The docents who work on the grounds dress in period costume and all seem to have had personal encounters with a host of otherworldly presences, such as footsteps, slamming doors and smells of perfume and cigar smoke coming from empty rooms; an invisible baby crying in the nursery; and even a disembodied dog who will occasionally hump a tourist’s leg. A sour-faced Whaley is said to appear on the second floor, and his long-deceased wife sometimes shows up at a back window to inspect her gardens below. One particularly haunted spot is said to be the ninth stair leading to the second floor, which was the same spot where Yankee Jim once dangled. Guests at the house have reported choking at the spot, and some have even found rope marks around their necks after climbing the stairs. 

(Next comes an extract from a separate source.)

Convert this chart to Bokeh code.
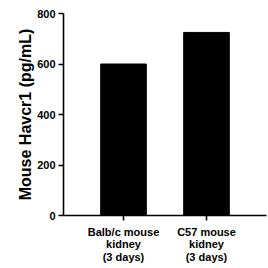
from bokeh.plotting import figure
from bokeh.models import FixedTicker, Range1d
from bokeh.embed import file_html
from bokeh.resources import INLINE

categories = ["Balb/c mouse\nkidney\n(3 days)", "C57 mouse\nkidney\n(3 days)"]
values = [600, 725]
y_ticks = [0, 200, 400, 600, 800]

xs = [i + 1 for i in range(len(categories))]

p = figure(width=268, height=268, output_backend="svg", toolbar_location=None,
           x_range=Range1d(0.277, 2.723), y_range=Range1d(0, 800),
           min_border_left=63, min_border_right=2, min_border_top=13, min_border_bottom=53)
p.outline_line_color = None
p.grid.visible = False
p.background_fill_color = "white"

p.vbar(x=xs, top=values, width=0.55, color="black", line_color="black")

font = "Liberation Sans"
p.yaxis.ticker = FixedTicker(ticks=y_ticks)
p.yaxis.axis_label = "Mouse Havcr1 (pg/mL)"
p.yaxis.axis_label_text_font = font
p.yaxis.axis_label_text_font_style = "bold"
p.yaxis.axis_label_text_font_size = "16px"
p.yaxis.axis_label_text_color = "black"
p.yaxis.axis_label_standoff = 0
p.xaxis.ticker = FixedTicker(ticks=xs)
p.xaxis.major_label_overrides = {x: c for x, c in zip(xs, categories)}
p.xaxis.major_label_text_line_height = 1.08

for ax in (p.xaxis, p.yaxis):
    ax.axis_line_width = 1.6
    ax.axis_line_color = "black"
    ax.major_tick_line_width = 1.6
    ax.major_tick_out = 5
    ax.major_tick_in = 0
    ax.minor_tick_line_color = None
    ax.major_label_text_font = font
    ax.major_label_text_font_style = "bold"
    ax.major_label_text_font_size = "11px"
    ax.major_label_text_color = "black"
    ax.major_label_standoff = 3
p.xaxis.major_label_standoff = 5

open("out.html", "w").write(file_html(p, INLINE))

We felt nothing unusual during our visit, but many a skeptic has become an immediate convert during a tour, including Regis Philbin, who reportedly once encountered a ghost at the house. 

Mrs. Whaley checking on her gardens? Nope, just a tourist.

The Whaley House was still worth the $6 admission cost, but there is another place two blocks away that comes with a large creepiness-factor, free of charge. 

Yankee Jim's grave in El Campo Santo Cemetery.

Nearly 500 bodies, including the unfortunate Yankee Jim, were buried in El Campo Santo Cemetery from 1849 to 1880. Sometime around 1899, the city government decided that a horse-drawn trolley was a greater need for the citizens of San Diego than the preservation of burial sites, and a line was cut through the cemetery without anyone bothering to relocate the bodies first. Eventually the street was paved, and today when tourists drive over San Diego Avenue or walk down the sidewalk next to the street, they are crossing over at least twenty graves that are now marked with small brass plaques that read “grave site.”  

Which just goes to show you that dead people are often less scary than the living ones in city government. 

A grave in the middle of San Diego Avenue.